# Given material
—————
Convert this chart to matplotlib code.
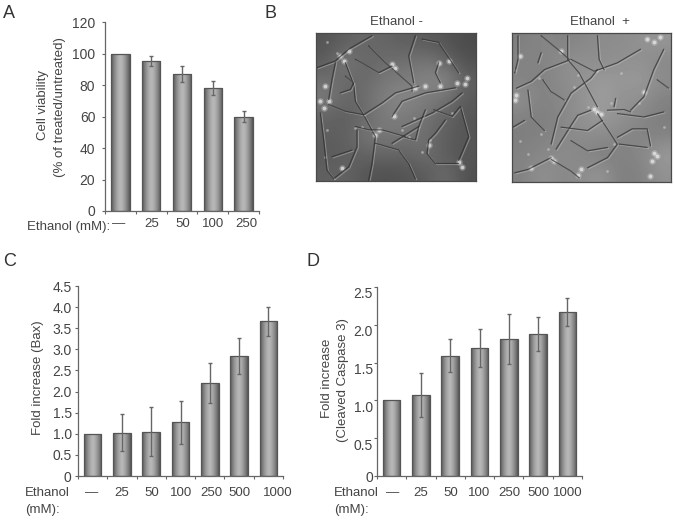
import numpy as np
import matplotlib
matplotlib.use("Agg")
import matplotlib.pyplot as plt
from matplotlib.transforms import ScaledTranslation

plt.rcParams['font.family'] = ['Liberation Sans', 'DejaVu Sans']

W, H = 674, 521
TEXT = '#444444'

# panel A
labels_a = ['—', '25', '50', '100', '250']
viability = [100, 95.5, 87, 78, 60]
viability_err = [0, 3.2, 5, 4.6, 3.4]
ticks_a = [0, 20, 40, 60, 80, 100, 120]

# panel C
labels_c = ['—', '25', '50', '100', '250', '500', '1000']
bax = [1.0, 1.03, 1.05, 1.27, 2.21, 2.84, 3.66]
bax_err = [0, 0.43, 0.58, 0.51, 0.47, 0.43, 0.35]
ticks_c = [0, 0.5, 1.0, 1.5, 2.0, 2.5, 3.0, 3.5, 4.0, 4.5]
ticklabels_c = ['0', '0.5', '1.0', '1.5', '2.0', '2.5', '3.0', '3.5', '4.0', '4.5']

# panel D
caspase = [1.0, 1.07, 1.59, 1.69, 1.81, 1.88, 2.17]
caspase_err = [0, 0.29, 0.22, 0.25, 0.33, 0.22, 0.19]
ticks_d = [0, 0.5, 1.0, 1.5, 2.0, 2.5]
ticklabels_d = ['0', '0.5', '1.0', '1.5', '2.0', '2.5']

# micrographs: coarse grey levels and neurite traces
tone_minus = [[85, 95, 105, 100, 95, 90, 85, 75],
              [90, 125, 100, 110, 110, 120, 100, 80],
              [110, 105, 105, 120, 125, 130, 140, 95],
              [125, 100, 110, 130, 135, 125, 115, 90],
              [100, 95, 105, 125, 125, 115, 100, 85],
              [95, 95, 120, 120, 115, 110, 95, 85],
              [90, 95, 100, 105, 100, 115, 90, 85],
              [95, 100, 85, 80, 85, 90, 110, 80]]
tone_plus = [[125, 135, 130, 135, 140, 140, 145, 150],
             [135, 130, 140, 145, 140, 145, 145, 135],
             [130, 130, 140, 145, 155, 150, 155, 140],
             [145, 130, 135, 145, 160, 145, 145, 130],
             [130, 125, 135, 145, 155, 145, 135, 125],
             [125, 130, 135, 140, 140, 135, 130, 130],
             [130, 135, 140, 135, 125, 130, 135, 155],
             [130, 145, 135, 140, 150, 125, 130, 145]]
dark_minus = [[(15, 115), (70, 95), (110, 60), (180, 20)],
              [(70, 100), (60, 150), (50, 210)],
              [(50, 225), (100, 245), (155, 255), (190, 320), (180, 400), (170, 450)],
              [(100, 100), (125, 165), (130, 215), (155, 255)],
              [(85, 190), (115, 180), (125, 160), (100, 140)],
              [(170, 50), (220, 100), (300, 170), (300, 185)],
              [(155, 255), (210, 220), (250, 190), (320, 170)],
              [(240, 260), (270, 215), (340, 190), (430, 175)],
              [(270, 290), (360, 250), (420, 215), (450, 190)],
              [(190, 340), (260, 360), (290, 400), (310, 445)],
              [(135, 300), (135, 350), (110, 410), (65, 445)],
              [(365, 240), (420, 260), (445, 230), (470, 320), (440, 390)],
              [(380, 100), (370, 130), (385, 160)],
              [(330, 30), (380, 40), (400, 70), (440, 130)],
              [(240, 340), (320, 290), (340, 240)],
              [(350, 330), (345, 370), (370, 400), (440, 400)],
              [(25, 250), (35, 330), (45, 420), (65, 445)],
              [(130, 290), (170, 300), (210, 300), (280, 320)],
              [(310, 20), (290, 80), (305, 160)],
              [(60, 380), (120, 360)],
              [(270, 320), (310, 330), (320, 290)],
              [(400, 270), (370, 310), (350, 330)],
              [(130, 90), (200, 130), (240, 110)]]
bright_minus = [[(85, 80), (110, 65), (95, 95), (40, 170), (25, 215), (50, 215), (35, 235),
                 (250, 115), (240, 105), (460, 165), (435, 160), (465, 145), (310, 175),
                 (340, 170), (385, 170), (200, 300), (190, 315), (90, 412), (245, 260),
                 (440, 395), (450, 410), (380, 100), (410, 95), (350, 345)],
                [(45, 40), (75, 70), (130, 295), (290, 320), (305, 265), (45, 300),
                 (355, 330), (330, 365), (270, 300), (420, 250), (150, 290), (40, 380)]]
dark_plus = [[(25, 175), (70, 155), (110, 120), (190, 90), (260, 125), (330, 100), (400, 60)],
             [(130, 340), (150, 260), (190, 190), (250, 145), (270, 120)],
             [(145, 355), (190, 285), (210, 255), (250, 240)],
             [(270, 250), (310, 310), (330, 340), (300, 380), (240, 410)],
             [(330, 320), (375, 295), (420, 295), (430, 345)],
             [(335, 340), (420, 350)],
             [(370, 240), (410, 200), (440, 120), (470, 60)],
             [(300, 240), (350, 238), (370, 245)],
             [(105, 150), (130, 185), (170, 210)],
             [(30, 20), (30, 90), (20, 130)],
             [(180, 20), (180, 90), (215, 130), (270, 230)],
             [(15, 290), (50, 270)],
             [(130, 380), (60, 415), (20, 425)],
             [(130, 385), (190, 420), (215, 440)],
             [(100, 20), (150, 60), (185, 90)],
             [(450, 150), (485, 175)],
             [(320, 230), (325, 205)],
             [(270, 20), (275, 90), (290, 120)],
             [(160, 290), (240, 300), (285, 270)],
             [(60, 180), (70, 260), (110, 300)],
             [(330, 250), (410, 260), (470, 245)],
             [(190, 330), (240, 360), (300, 350)],
             [(90, 100), (100, 70)]]
bright_plus = [[(270, 245), (260, 235), (280, 250), (20, 210), (25, 195), (440, 365), (435, 390),
                (450, 375), (210, 430), (220, 415), (130, 380), (140, 390), (420, 30),
                (460, 25), (440, 40), (160, 65), (35, 80), (410, 185), (70, 410), (430, 435)],
               [(100, 310), (95, 145), (270, 125), (210, 135), (20, 120), (340, 130),
                (310, 220), (240, 230), (300, 420), (60, 370), (470, 290), (200, 170),
                (320, 340), (395, 220), (120, 355), (35, 330)]]


def px_axes(left, top, right, bottom):
    return fig.add_axes([left / W, 1 - bottom / H, (right - left) / W, (bottom - top) / H])


def put(x, y, s, **kw):
    kw.setdefault('color', TEXT)
    kw.setdefault('fontsize', 9.5)
    kw.setdefault('va', 'center')
    fig.text(x / W, 1 - y / H, s, **kw)


def bar_panel(ax, values, errs, ymax, yticks, yticklabels, pad, shift=0):
    n = len(values)
    x = np.arange(n)
    bars = ax.bar(x, values, width=0.6, facecolor='none', edgecolor='#555555', linewidth=0.9, zorder=3)
    grad = (np.abs(np.linspace(-1, 1, 40)) ** 1.5)[None, :]
    for b in bars:
        im = ax.imshow(grad, cmap='gray_r', vmin=-0.757, vmax=1.946, aspect='auto', zorder=2,
                       extent=[b.get_x(), b.get_x() + b.get_width(), 0, b.get_height()])
        im.set_clip_path(b)
    ax.errorbar(x[1:], values[1:], yerr=errs[1:], fmt='none', ecolor='#666666', elinewidth=1.0,
                capsize=1.3, capthick=1.0, zorder=4)
    ax.set_xlim(-0.5, n - 0.5)
    ax.set_ylim(0, ymax)
    ax.set_xticks(np.arange(n + 1) - 0.5)
    ax.set_xticklabels([])
    ax.set_yticks(yticks)
    ax.set_yticklabels(yticklabels)
    ax.tick_params(axis='x', direction='out', length=2.5, width=0.8, color='#666666')
    ax.tick_params(axis='y', direction='out', length=2, width=0.8, color='#666666',
                   labelsize=10, labelcolor=TEXT, pad=pad)
    for s in ['top', 'right']:
        ax.spines[s].set_visible(False)
    for s in ['left', 'bottom']:
        ax.spines[s].set_color('#666666')
        ax.spines[s].set_linewidth(0.9)
    if shift:
        off = ScaledTranslation(0, -shift / 100, fig.dpi_scale_trans)
        for t in ax.get_yticklabels()[1:]:
            t.set_transform(t.get_transform() + off)


def micrograph(ax, tone, dark, bright):
    ax.imshow(tone, cmap='gray', vmin=0, vmax=255, interpolation='bicubic', aspect='auto',
              extent=[12, 492, 452, 12])
    for path in dark:
        xs, ys = zip(*path)
        ax.plot(np.array(xs) + 4, np.array(ys) + 3, color='#c4c4c4', lw=0.8, alpha=0.45)
        ax.plot(xs, ys, color='#2c2c2c', lw=0.9, alpha=0.7, solid_capstyle='round')
    xs, ys = zip(*bright[0])
    ax.scatter(xs, ys, s=22, color='#d8d8d8', alpha=0.35, linewidths=0)
    ax.scatter(xs, ys, s=7, color='#ececec', alpha=0.7, linewidths=0)
    xs, ys = zip(*bright[1])
    ax.scatter(xs, ys, s=4, color='#d0d0d0', alpha=0.55, linewidths=0)
    ax.set_xlim(12, 492)
    ax.set_ylim(452, 12)
    ax.set_xticks([])
    ax.set_yticks([])
    for s in ax.spines.values():
        s.set_color('#4a4a4a')
        s.set_linewidth(0.9)


fig = plt.figure(figsize=(W / 100, H / 100), dpi=100)

ax_a = px_axes(105, 22, 259, 211)
bar_panel(ax_a, viability, viability_err, 120, ticks_a, [str(t) for t in ticks_a], 5)
ax_c = px_axes(78, 286, 283, 476)
bar_panel(ax_c, bax, bax_err, 4.5, ticks_c, ticklabels_c, 2.5)
ax_d = px_axes(377, 287, 582, 476)
bar_panel(ax_d, caspase, caspase_err, 2.5, ticks_d, ticklabels_d, 1, shift=6)

ax_left = px_axes(316, 33, 476, 181)
micrograph(ax_left, tone_minus, dark_minus, bright_minus)
ax_right = px_axes(512, 33, 671, 182)
micrograph(ax_right, tone_plus, dark_plus, bright_plus)

# panel letters
for x, y, s in [(3, 14, 'A'), (265, 14, 'B'), (3, 261, 'C'), (307, 261, 'D')]:
    put(x, y, s, fontsize=13, color='#333333')

put(397, 22, 'Ethanol -', ha='center')
put(600, 22, 'Ethanol  +', ha='center')

# y titles
put(43, 105, 'Cell viability', rotation=90, ha='center')
put(60, 107, '(% of treated/untreated)', rotation=90, ha='center')
put(38, 378, 'Fold increase (Bax)', rotation=90, ha='center')
put(327, 378, 'Fold increase', rotation=90, ha='center')
put(343, 380, '(Cleaved Caspase 3)', rotation=90, ha='center')

# category labels
centers_a = [119, 152, 183, 213, 246]
for x, s in zip(centers_a, labels_a):
    put(x, 224, s, ha='center')
put(27, 227, 'Ethanol (mM):')

centers_c = [92, 122, 152, 181, 211, 239, 278]
centers_d = [393, 421, 451, 479, 509, 538, 568]
for x, xd, s in zip(centers_c, centers_d, labels_c):
    put(x, 493, s, ha='center')
    put(xd, 493, s, ha='center')
put(25, 493, 'Ethanol')
put(25, 510, '(mM):')
put(334, 493, 'Ethanol')
put(334, 510, '(mM):')

fig.savefig('out.png', dpi=100)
—————
# Instruction
Please restate the material above line by line, exactly, beginning at its first line and ending with the line that contains "ticklabels_d = ['0', '0.5', '1.0', '1.5', '2.0', '2.5']", without any pictures.

# The reply
Convert this chart to matplotlib code.
import numpy as np
import matplotlib
matplotlib.use("Agg")
import matplotlib.pyplot as plt
from matplotlib.transforms import ScaledTranslation

plt.rcParams['font.family'] = ['Liberation Sans', 'DejaVu Sans']

W, H = 674, 521
TEXT = '#444444'

# panel A
labels_a = ['—', '25', '50', '100', '250']
viability = [100, 95.5, 87, 78, 60]
viability_err = [0, 3.2, 5, 4.6, 3.4]
ticks_a = [0, 20, 40, 60, 80, 100, 120]

# panel C
labels_c = ['—', '25', '50', '100', '250', '500', '1000']
bax = [1.0, 1.03, 1.05, 1.27, 2.21, 2.84, 3.66]
bax_err = [0, 0.43, 0.58, 0.51, 0.47, 0.43, 0.35]
ticks_c = [0, 0.5, 1.0, 1.5, 2.0, 2.5, 3.0, 3.5, 4.0, 4.5]
ticklabels_c = ['0', '0.5', '1.0', '1.5', '2.0', '2.5', '3.0', '3.5', '4.0', '4.5']

# panel D
caspase = [1.0, 1.07, 1.59, 1.69, 1.81, 1.88, 2.17]
caspase_err = [0, 0.29, 0.22, 0.25, 0.33, 0.22, 0.19]
ticks_d = [0, 0.5, 1.0, 1.5, 2.0, 2.5]
ticklabels_d = ['0', '0.5', '1.0', '1.5', '2.0', '2.5']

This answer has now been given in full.